> GIVEN EXERCISE
Quote all of the data below exactly, please.
%%
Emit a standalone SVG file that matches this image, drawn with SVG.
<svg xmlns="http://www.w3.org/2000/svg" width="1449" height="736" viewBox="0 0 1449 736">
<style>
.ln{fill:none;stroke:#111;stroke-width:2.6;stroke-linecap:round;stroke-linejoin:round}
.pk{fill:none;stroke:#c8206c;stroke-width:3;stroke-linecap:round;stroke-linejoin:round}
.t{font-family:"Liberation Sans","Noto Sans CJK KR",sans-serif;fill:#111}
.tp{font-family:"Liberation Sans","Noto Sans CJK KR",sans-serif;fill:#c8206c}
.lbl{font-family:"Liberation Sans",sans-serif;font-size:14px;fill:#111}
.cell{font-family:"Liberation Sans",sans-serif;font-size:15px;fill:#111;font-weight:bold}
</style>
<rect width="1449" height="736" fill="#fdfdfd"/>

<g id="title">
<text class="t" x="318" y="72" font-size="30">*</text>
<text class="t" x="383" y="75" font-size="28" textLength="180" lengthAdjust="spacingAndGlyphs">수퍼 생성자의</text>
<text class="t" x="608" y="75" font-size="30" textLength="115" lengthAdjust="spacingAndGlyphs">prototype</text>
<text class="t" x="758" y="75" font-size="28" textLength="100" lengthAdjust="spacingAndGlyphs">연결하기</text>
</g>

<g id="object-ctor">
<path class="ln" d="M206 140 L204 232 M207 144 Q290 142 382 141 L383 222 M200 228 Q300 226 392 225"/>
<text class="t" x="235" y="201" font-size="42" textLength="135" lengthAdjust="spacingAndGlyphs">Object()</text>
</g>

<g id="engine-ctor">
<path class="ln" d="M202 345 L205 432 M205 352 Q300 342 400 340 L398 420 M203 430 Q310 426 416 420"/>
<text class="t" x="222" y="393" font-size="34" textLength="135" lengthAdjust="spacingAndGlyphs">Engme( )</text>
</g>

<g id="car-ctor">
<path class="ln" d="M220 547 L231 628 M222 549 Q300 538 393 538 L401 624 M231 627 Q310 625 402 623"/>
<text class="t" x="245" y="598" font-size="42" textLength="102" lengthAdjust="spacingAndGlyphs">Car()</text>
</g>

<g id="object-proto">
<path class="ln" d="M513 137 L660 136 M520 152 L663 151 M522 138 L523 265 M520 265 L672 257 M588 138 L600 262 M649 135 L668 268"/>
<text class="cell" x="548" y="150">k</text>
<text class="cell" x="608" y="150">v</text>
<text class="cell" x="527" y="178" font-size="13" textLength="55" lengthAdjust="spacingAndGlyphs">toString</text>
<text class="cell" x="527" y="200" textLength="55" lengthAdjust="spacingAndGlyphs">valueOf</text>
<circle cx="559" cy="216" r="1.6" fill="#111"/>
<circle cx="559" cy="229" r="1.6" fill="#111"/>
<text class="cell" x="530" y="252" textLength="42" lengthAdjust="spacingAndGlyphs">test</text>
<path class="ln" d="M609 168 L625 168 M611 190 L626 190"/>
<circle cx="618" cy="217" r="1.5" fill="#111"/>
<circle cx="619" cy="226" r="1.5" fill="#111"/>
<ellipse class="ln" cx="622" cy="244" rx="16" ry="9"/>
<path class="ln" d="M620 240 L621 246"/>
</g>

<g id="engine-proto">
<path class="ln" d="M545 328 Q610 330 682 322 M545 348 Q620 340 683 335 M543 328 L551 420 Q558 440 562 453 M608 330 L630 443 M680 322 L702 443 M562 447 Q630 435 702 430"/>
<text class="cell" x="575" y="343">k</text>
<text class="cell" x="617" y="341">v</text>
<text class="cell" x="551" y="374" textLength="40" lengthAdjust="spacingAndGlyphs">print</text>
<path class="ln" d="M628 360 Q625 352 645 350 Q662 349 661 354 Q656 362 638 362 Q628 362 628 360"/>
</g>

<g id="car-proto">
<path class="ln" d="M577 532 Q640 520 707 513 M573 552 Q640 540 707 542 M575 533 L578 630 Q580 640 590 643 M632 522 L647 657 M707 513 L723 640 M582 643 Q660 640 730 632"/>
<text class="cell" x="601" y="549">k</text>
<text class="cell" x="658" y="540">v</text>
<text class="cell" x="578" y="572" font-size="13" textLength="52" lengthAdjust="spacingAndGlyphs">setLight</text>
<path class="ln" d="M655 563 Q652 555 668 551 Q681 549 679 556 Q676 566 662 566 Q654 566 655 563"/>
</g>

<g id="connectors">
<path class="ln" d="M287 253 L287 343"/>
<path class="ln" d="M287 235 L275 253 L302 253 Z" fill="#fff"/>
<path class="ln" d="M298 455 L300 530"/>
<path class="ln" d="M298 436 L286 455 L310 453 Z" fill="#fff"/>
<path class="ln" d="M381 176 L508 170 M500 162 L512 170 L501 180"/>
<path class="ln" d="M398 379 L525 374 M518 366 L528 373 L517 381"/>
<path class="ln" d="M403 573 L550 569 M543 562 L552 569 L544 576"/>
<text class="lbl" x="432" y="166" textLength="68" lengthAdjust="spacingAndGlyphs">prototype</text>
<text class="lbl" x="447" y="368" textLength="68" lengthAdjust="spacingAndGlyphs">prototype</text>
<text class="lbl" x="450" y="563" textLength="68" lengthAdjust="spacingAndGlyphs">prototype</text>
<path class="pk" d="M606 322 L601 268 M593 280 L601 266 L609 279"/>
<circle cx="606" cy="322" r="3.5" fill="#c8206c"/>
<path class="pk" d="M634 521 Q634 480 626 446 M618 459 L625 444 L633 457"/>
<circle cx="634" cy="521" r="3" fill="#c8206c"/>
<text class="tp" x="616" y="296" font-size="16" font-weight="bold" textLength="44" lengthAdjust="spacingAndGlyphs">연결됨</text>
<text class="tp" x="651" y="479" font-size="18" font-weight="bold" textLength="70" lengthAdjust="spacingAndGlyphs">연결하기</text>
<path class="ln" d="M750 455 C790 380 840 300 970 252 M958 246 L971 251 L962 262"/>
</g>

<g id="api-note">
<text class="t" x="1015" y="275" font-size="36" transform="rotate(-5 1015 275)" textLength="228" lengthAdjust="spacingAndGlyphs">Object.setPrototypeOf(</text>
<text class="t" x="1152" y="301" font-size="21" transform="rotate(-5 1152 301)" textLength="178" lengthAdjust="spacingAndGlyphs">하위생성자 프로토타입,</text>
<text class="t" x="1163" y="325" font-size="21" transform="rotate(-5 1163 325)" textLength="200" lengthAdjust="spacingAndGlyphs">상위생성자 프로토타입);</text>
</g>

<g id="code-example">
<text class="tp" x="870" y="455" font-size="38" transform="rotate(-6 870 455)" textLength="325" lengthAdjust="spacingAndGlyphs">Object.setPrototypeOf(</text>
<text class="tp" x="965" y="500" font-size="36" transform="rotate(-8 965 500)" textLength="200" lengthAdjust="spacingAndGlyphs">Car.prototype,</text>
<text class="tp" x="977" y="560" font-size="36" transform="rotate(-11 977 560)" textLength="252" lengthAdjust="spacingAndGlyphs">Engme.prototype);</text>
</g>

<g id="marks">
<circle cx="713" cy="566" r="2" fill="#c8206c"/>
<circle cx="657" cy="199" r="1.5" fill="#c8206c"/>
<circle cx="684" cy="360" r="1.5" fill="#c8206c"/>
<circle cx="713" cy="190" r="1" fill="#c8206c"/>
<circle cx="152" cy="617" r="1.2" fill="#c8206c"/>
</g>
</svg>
%%
> EXERCISE RESULT
Emit a standalone SVG file that matches this image, drawn with SVG.
<svg xmlns="http://www.w3.org/2000/svg" width="1449" height="736" viewBox="0 0 1449 736">
<style>
.ln{fill:none;stroke:#111;stroke-width:2.6;stroke-linecap:round;stroke-linejoin:round}
.pk{fill:none;stroke:#c8206c;stroke-width:3;stroke-linecap:round;stroke-linejoin:round}
.t{font-family:"Liberation Sans","Noto Sans CJK KR",sans-serif;fill:#111}
.tp{font-family:"Liberation Sans","Noto Sans CJK KR",sans-serif;fill:#c8206c}
.lbl{font-family:"Liberation Sans",sans-serif;font-size:14px;fill:#111}
.cell{font-family:"Liberation Sans",sans-serif;font-size:15px;fill:#111;font-weight:bold}
</style>
<rect width="1449" height="736" fill="#fdfdfd"/>

<g id="title">
<text class="t" x="318" y="72" font-size="30">*</text>
<text class="t" x="383" y="75" font-size="28" textLength="180" lengthAdjust="spacingAndGlyphs">수퍼 생성자의</text>
<text class="t" x="608" y="75" font-size="30" textLength="115" lengthAdjust="spacingAndGlyphs">prototype</text>
<text class="t" x="758" y="75" font-size="28" textLength="100" lengthAdjust="spacingAndGlyphs">연결하기</text>
</g>

<g id="object-ctor">
<path class="ln" d="M206 140 L204 232 M207 144 Q290 142 382 141 L383 222 M200 228 Q300 226 392 225"/>
<text class="t" x="235" y="201" font-size="42" textLength="135" lengthAdjust="spacingAndGlyphs">Object()</text>
</g>

<g id="engine-ctor">
<path class="ln" d="M202 345 L205 432 M205 352 Q300 342 400 340 L398 420 M203 430 Q310 426 416 420"/>
<text class="t" x="222" y="393" font-size="34" textLength="135" lengthAdjust="spacingAndGlyphs">Engme( )</text>
</g>

<g id="car-ctor">
<path class="ln" d="M220 547 L231 628 M222 549 Q300 538 393 538 L401 624 M231 627 Q310 625 402 623"/>
<text class="t" x="245" y="598" font-size="42" textLength="102" lengthAdjust="spacingAndGlyphs">Car()</text>
</g>

<g id="object-proto">
<path class="ln" d="M513 137 L660 136 M520 152 L663 151 M522 138 L523 265 M520 265 L672 257 M588 138 L600 262 M649 135 L668 268"/>
<text class="cell" x="548" y="150">k</text>
<text class="cell" x="608" y="150">v</text>
<text class="cell" x="527" y="178" font-size="13" textLength="55" lengthAdjust="spacingAndGlyphs">toString</text>
<text class="cell" x="527" y="200" textLength="55" lengthAdjust="spacingAndGlyphs">valueOf</text>
<circle cx="559" cy="216" r="1.6" fill="#111"/>
<circle cx="559" cy="229" r="1.6" fill="#111"/>
<text class="cell" x="530" y="252" textLength="42" lengthAdjust="spacingAndGlyphs">test</text>
<path class="ln" d="M609 168 L625 168 M611 190 L626 190"/>
<circle cx="618" cy="217" r="1.5" fill="#111"/>
<circle cx="619" cy="226" r="1.5" fill="#111"/>
<ellipse class="ln" cx="622" cy="244" rx="16" ry="9"/>
<path class="ln" d="M620 240 L621 246"/>
</g>

<g id="engine-proto">
<path class="ln" d="M545 328 Q610 330 682 322 M545 348 Q620 340 683 335 M543 328 L551 420 Q558 440 562 453 M608 330 L630 443 M680 322 L702 443 M562 447 Q630 435 702 430"/>
<text class="cell" x="575" y="343">k</text>
<text class="cell" x="617" y="341">v</text>
<text class="cell" x="551" y="374" textLength="40" lengthAdjust="spacingAndGlyphs">print</text>
<path class="ln" d="M628 360 Q625 352 645 350 Q662 349 661 354 Q656 362 638 362 Q628 362 628 360"/>
</g>

<g id="car-proto">
<path class="ln" d="M577 532 Q640 520 707 513 M573 552 Q640 540 707 542 M575 533 L578 630 Q580 640 590 643 M632 522 L647 657 M707 513 L723 640 M582 643 Q660 640 730 632"/>
<text class="cell" x="601" y="549">k</text>
<text class="cell" x="658" y="540">v</text>
<text class="cell" x="578" y="572" font-size="13" textLength="52" lengthAdjust="spacingAndGlyphs">setLight</text>
<path class="ln" d="M655 563 Q652 555 668 551 Q681 549 679 556 Q676 566 662 566 Q654 566 655 563"/>
</g>

<g id="connectors">
<path class="ln" d="M287 253 L287 343"/>
<path class="ln" d="M287 235 L275 253 L302 253 Z" fill="#fff"/>
<path class="ln" d="M298 455 L300 530"/>
<path class="ln" d="M298 436 L286 455 L310 453 Z" fill="#fff"/>
<path class="ln" d="M381 176 L508 170 M500 162 L512 170 L501 180"/>
<path class="ln" d="M398 379 L525 374 M518 366 L528 373 L517 381"/>
<path class="ln" d="M403 573 L550 569 M543 562 L552 569 L544 576"/>
<text class="lbl" x="432" y="166" textLength="68" lengthAdjust="spacingAndGlyphs">prototype</text>
<text class="lbl" x="447" y="368" textLength="68" lengthAdjust="spacingAndGlyphs">prototype</text>
<text class="lbl" x="450" y="563" textLength="68" lengthAdjust="spacingAndGlyphs">prototype</text>
<path class="pk" d="M606 322 L601 268 M593 280 L601 266 L609 279"/>
<circle cx="606" cy="322" r="3.5" fill="#c8206c"/>
<path class="pk" d="M634 521 Q634 480 626 446 M618 459 L625 444 L633 457"/>
<circle cx="634" cy="521" r="3" fill="#c8206c"/>
<text class="tp" x="616" y="296" font-size="16" font-weight="bold" textLength="44" lengthAdjust="spacingAndGlyphs">연결됨</text>
<text class="tp" x="651" y="479" font-size="18" font-weight="bold" textLength="70" lengthAdjust="spacingAndGlyphs">연결하기</text>
<path class="ln" d="M750 455 C790 380 840 300 970 252 M958 246 L971 251 L962 262"/>
</g>

<g id="api-note">
<text class="t" x="1015" y="275" font-size="36" transform="rotate(-5 1015 275)" textLength="228" lengthAdjust="spacingAndGlyphs">Object.setPrototypeOf(</text>
<text class="t" x="1152" y="301" font-size="21" transform="rotate(-5 1152 301)" textLength="178" lengthAdjust="spacingAndGlyphs">하위생성자 프로토타입,</text>
<text class="t" x="1163" y="325" font-size="21" transform="rotate(-5 1163 325)" textLength="200" lengthAdjust="spacingAndGlyphs">상위생성자 프로토타입);</text>
</g>

<g id="code-example">
<text class="tp" x="870" y="455" font-size="38" transform="rotate(-6 870 455)" textLength="325" lengthAdjust="spacingAndGlyphs">Object.setPrototypeOf(</text>
<text class="tp" x="965" y="500" font-size="36" transform="rotate(-8 965 500)" textLength="200" lengthAdjust="spacingAndGlyphs">Car.prototype,</text>
<text class="tp" x="977" y="560" font-size="36" transform="rotate(-11 977 560)" textLength="252" lengthAdjust="spacingAndGlyphs">Engme.prototype);</text>
</g>

<g id="marks">
<circle cx="713" cy="566" r="2" fill="#c8206c"/>
<circle cx="657" cy="199" r="1.5" fill="#c8206c"/>
<circle cx="684" cy="360" r="1.5" fill="#c8206c"/>
<circle cx="713" cy="190" r="1" fill="#c8206c"/>
<circle cx="152" cy="617" r="1.2" fill="#c8206c"/>
</g>
</svg>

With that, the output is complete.